If you’re using the box squat because it’s in the latest edition of the Spartacus Leg Mauling training program, step back and assess why you’re using the box. If it’s a fit with your training goals, select the appropriate method and a box that will drop you into the hole.



Go Slow – Train Yourself to be Weak

I picked up a little flyer at one of the major gym chains the other day. It appears to be noob training advice for their 2012 Fitness Challenge. If I may quote:

GO SLOW

GO SLOW

Get the most out of each rep by contracting and releasing slowly. Aim for a 5-second count in each direction.

In which sport exactly do you train to function slowly? As a football coach are you going to train your offensive linemen to aim for five seconds to come off the line when the ball is snapped? The play will be over by the time he makes it out of his three point stance! Ok, that’s a bit generous, he’ll be flat on his CENSORED before he gets to 3…

Now, there are times and places to include slow-count work in your training program, but if you don’t know why you’re doing it, do yourself a huge favor – just don’t.
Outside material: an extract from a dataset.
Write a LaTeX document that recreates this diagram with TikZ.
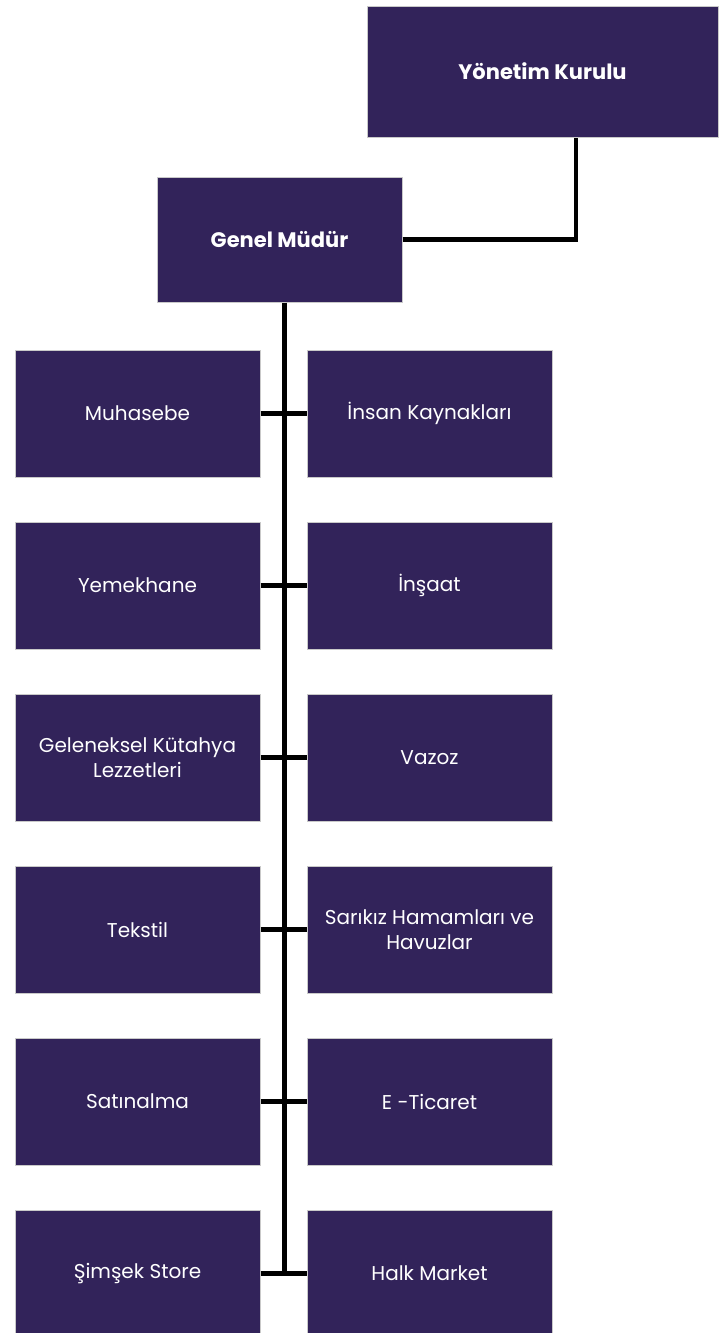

This flyer spews one of the single worst pieces of training advice I’ve ever read (IMHBCO). I already spend far too much time training new lifters to speed up their lifts, and complete them explosively.

If I were to give advice to new lifters without knowing their training goals, I would go in the opposite direction:

  • When learning a new exercise, perform it in a deliberate manner until you can perform it properly – deliberate does not mean SLOW, perform the movements only as slowly as needed to complete the exercise properly
  • Control the bar throughout the range of motion on both the eccentric (downward portion of the lift) and concentric (upward portion of the lift) movements
  • Lower the bar in a quick but controlled manner
  • Raise the bar explosively, try to complete the concentric portion of the lift as powerfully as possible
Why?
What is power – work divided by time. If I’m lifting the bar in half a second, and you’re aiming for a 5-second count, I am generating 10 times as much power as you are.